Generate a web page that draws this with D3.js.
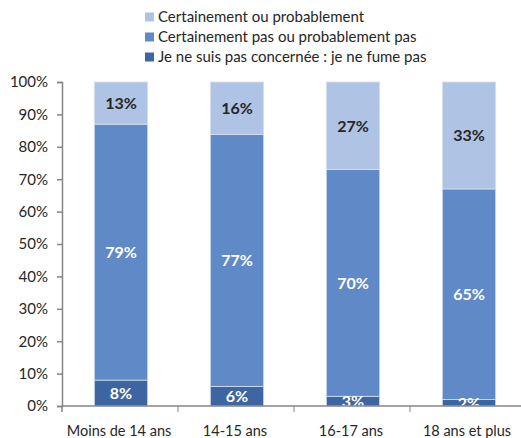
<!DOCTYPE html>
<html>
<head>
<meta charset="utf-8">
<script src="https://cdn.jsdelivr.net/npm/d3@7"></script>
<style>
  body { margin: 0; background: #fff; }
  text { font-family: Lato, "Open Sans", sans-serif; }
</style>
</head>
<body>
<svg id="chart"></svg>
<script>
var width = 521, height = 438;
var margin = {top: 82, right: -5, bottom: 32, left: 62};

// data
var categories = ["Moins de 14 ans", "14-15 ans", "16-17 ans", "18 ans et plus"];
var seriesNames = ["Je ne suis pas concernée : je ne fume pas",
                   "Certainement pas ou probablement pas",
                   "Certainement ou probablement"];
var nonConcernee = [8, 6, 3, 2];
var pasProbable = [79, 77, 70, 65];
var probable = [13, 16, 27, 33];
var yTicks = [0, 0.1, 0.2, 0.3, 0.4, 0.5, 0.6, 0.7, 0.8, 0.9, 1];

var colors = ["#3d65a1", "#5f89c7", "#afc4e4"];
var labelColors = ["#ffffff", "#ffffff", "#262626"];

var rows = categories.map((c, i) => ({
  cat: c,
  s0: nonConcernee[i],
  s1: pasProbable[i],
  s2: probable[i]
}));

var stack = d3.stack().keys(["s0", "s1", "s2"]).offset(d3.stackOffsetExpand);
var series = stack(rows);

var svg = d3.select("#chart").attr("width", width).attr("height", height);

var xScale = d3.scaleBand()
               .domain(categories)
               .range([margin.left, width - margin.right])
               .paddingInner(0)
               .paddingOuter(0);

var yScale = d3.scaleLinear()
               .domain([0, 1])
               .range([height - margin.bottom, margin.top]);

var barW = xScale.bandwidth() * 0.46;

svg.append("clipPath").attr("id", "plot")
   .append("rect")
   .attr("x", margin.left).attr("y", margin.top)
   .attr("width", width - margin.left).attr("height", yScale(0) - margin.top);

var groups = svg.append("g")
  .selectAll("g")
  .data(series)
  .enter()
  .append("g")
  .attr("fill", (d, i) => colors[i]);

groups.selectAll("rect")
  .data(d => d)
  .enter()
  .append("rect")
  .attr("x", d => xScale(d.data.cat) + (xScale.bandwidth() - barW) / 2 + 1)
  .attr("y", d => yScale(d[1]))
  .attr("width", barW)
  .attr("height", d => yScale(d[0]) - yScale(d[1]))
  .attr("stroke", "#d6e0ef")
  .attr("stroke-width", 0.8);

// segment labels
var labels = svg.append("g").attr("clip-path", "url(#plot)");
series.forEach((s, i) => {
  labels.selectAll(null)
    .data(s)
    .enter()
    .append("text")
    .attr("x", d => xScale(d.data.cat) + xScale.bandwidth() / 2 + 1)
    .attr("y", d => (yScale(d[0]) + yScale(d[1])) / 2)
    .attr("dy", "0.36em")
    .attr("text-anchor", "middle")
    .attr("fill", labelColors[i])
    .style("font-size", "16px")
    .style("font-weight", "bold")
    .text(d => d.data[s.key] + "%");
});

// axes
var yAxis = d3.axisLeft(yScale).tickValues(yTicks).tickFormat(d3.format(".0%")).tickSize(5).tickPadding(9);
var gy = svg.append("g")
  .attr("transform", "translate(" + margin.left + ",0)")
  .call(yAxis);
gy.select(".domain").attr("stroke", "#868686").attr("stroke-width", 1.5);
gy.selectAll(".tick line").attr("stroke", "#868686").attr("stroke-width", 1.5);
gy.selectAll(".tick text").attr("fill", "#262626").style("font-size", "15px");

var gx = svg.append("g")
  .attr("transform", "translate(0," + yScale(0) + ")");
gx.append("line")
  .attr("x1", margin.left).attr("x2", width)
  .attr("stroke", "#868686").attr("stroke-width", 1.5);
gx.selectAll(".tk")
  .data(categories.slice(1))
  .enter()
  .append("line")
  .attr("x1", d => xScale(d)).attr("x2", d => xScale(d))
  .attr("y1", 0).attr("y2", 6)
  .attr("stroke", "#868686").attr("stroke-width", 1);
gx.append("line")
  .attr("x1", margin.left).attr("x2", margin.left)
  .attr("y1", 0).attr("y2", 6)
  .attr("stroke", "#868686").attr("stroke-width", 1.5);
gx.selectAll(".lbl")
  .data(categories)
  .enter()
  .append("text")
  .attr("x", d => xScale(d) + xScale.bandwidth() / 2 - 1)
  .attr("y", 25)
  .attr("dy", "0.35em")
  .attr("text-anchor", "middle")
  .attr("fill", "#262626")
  .style("font-size", "14.5px")
  .text(d => d);

// legend
var legendOrder = [2, 1, 0];
var legend = svg.append("g").attr("transform", "translate(145,17)");
legendOrder.forEach((k, i) => {
  var row = legend.append("g").attr("transform", "translate(0," + (i * 20) + ")");
  row.append("rect")
     .attr("x", 0).attr("y", -4.5)
     .attr("width", 9).attr("height", 9)
     .attr("fill", colors[k]);
  row.append("text")
     .attr("x", 13).attr("y", 0)
     .attr("dy", "0.35em")
     .attr("fill", "#262626")
     .style("font-size", "15px")
     .text(seriesNames[k]);
});
</script>
</body>
</html>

Objective: Omit the pictures, then repeat exactly each line from the beginning of the listing through the line with "yScale(0) - margin.top);".

Complete response:
Generate a web page that draws this with D3.js.
<!DOCTYPE html>
<html>
<head>
<meta charset="utf-8">
<script src="https://cdn.jsdelivr.net/npm/d3@7"></script>
<style>
  body { margin: 0; background: #fff; }
  text { font-family: Lato, "Open Sans", sans-serif; }
</style>
</head>
<body>
<svg id="chart"></svg>
<script>
var width = 521, height = 438;
var margin = {top: 82, right: -5, bottom: 32, left: 62};

// data
var categories = ["Moins de 14 ans", "14-15 ans", "16-17 ans", "18 ans et plus"];
var seriesNames = ["Je ne suis pas concernée : je ne fume pas",
                   "Certainement pas ou probablement pas",
                   "Certainement ou probablement"];
var nonConcernee = [8, 6, 3, 2];
var pasProbable = [79, 77, 70, 65];
var probable = [13, 16, 27, 33];
var yTicks = [0, 0.1, 0.2, 0.3, 0.4, 0.5, 0.6, 0.7, 0.8, 0.9, 1];

var colors = ["#3d65a1", "#5f89c7", "#afc4e4"];
var labelColors = ["#ffffff", "#ffffff", "#262626"];

var rows = categories.map((c, i) => ({
  cat: c,
  s0: nonConcernee[i],
  s1: pasProbable[i],
  s2: probable[i]
}));

var stack = d3.stack().keys(["s0", "s1", "s2"]).offset(d3.stackOffsetExpand);
var series = stack(rows);

var svg = d3.select("#chart").attr("width", width).attr("height", height);

var xScale = d3.scaleBand()
               .domain(categories)
               .range([margin.left, width - margin.right])
               .paddingInner(0)
               .paddingOuter(0);

var yScale = d3.scaleLinear()
               .domain([0, 1])
               .range([height - margin.bottom, margin.top]);

var barW = xScale.bandwidth() * 0.46;

svg.append("clipPath").attr("id", "plot")
   .append("rect")
   .attr("x", margin.left).attr("y", margin.top)
   .attr("width", width - margin.left).attr("height", yScale(0) - margin.top);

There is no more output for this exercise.